I am trying to show, that the set $PR$ of primitive recursive functions is a subset of $R$, the recursive functions. Could someone help me, complete the proof of that assertion ?
My idea: Since $PR$ is defined as the smallest set of all sets $PR'\subseteq \cup _{k\in \mathbb{N}} \{f:\mathbb{N}^k \rightarrow \mathbb{N}\}$, satisfying the properties
1) $PR'$ contains the constant zero function, the successor function and the projection functions
2) $PR'$ is closed under composition by functions
3) $PR'$ is closed under primitive recursion
and $R$ is the smallest set of all sets $R'\subseteq \cup _{k\in \mathbb{N}} \{f:\mathbb{N}^k \rightarrow \mathbb{N}\}$, satisfying the properties 1)-3) and additionaly the property
4) $R'$ is closed under $\mu$-recursion
we obviously have $R' \subseteq PR'$, since there are more constraints on the functions in $R'$ than in $PR'$. But why does the "$\subseteq$" sign gets reversed, if we take the minimum ob both sets, meaning $\min R'=R\supseteq PR=\min PR'$ ?
(m idea was nonsense)
Your assertion $R'\subseteq PR'$ is a) unclear, since $R'$ and $PR'$ weren't introduced as specific sets; b) if clarified to mean "for all $R'$ and all $PR'$", it is incorrect.

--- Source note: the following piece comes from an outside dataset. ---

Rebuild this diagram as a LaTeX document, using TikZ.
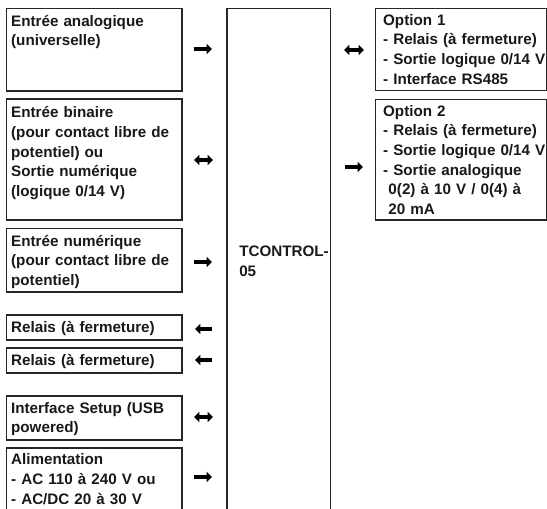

The constraints are on the sets, not on the functions; to be closed under a certain operation is a constraint that tends to make a set larger, not smaller, if anything. But the (universally quantified version of the) opposite inclusion would also not be correct, since $\cup _{k\in \mathbb{N}} \{f:\mathbb{N}^k \rightarrow \mathbb{N}\}$ satisfies properties 1) to 3), whereas R satisfies 1) to 4) and is a strict subset of $\cup _{k\in \mathbb{N}} \{f:\mathbb{N}^k \rightarrow \mathbb{N}\}$. Thus, you can't make any general statements about inclusion between such sets $R'$ and $PR'$ in general. Rather, you need to use the minimal property of $PR$: Since $PR$ is the smallest set satisfying 1) to 3) and $R$ also satisfies 1) to 3), then $PR$ must be contained in $R$.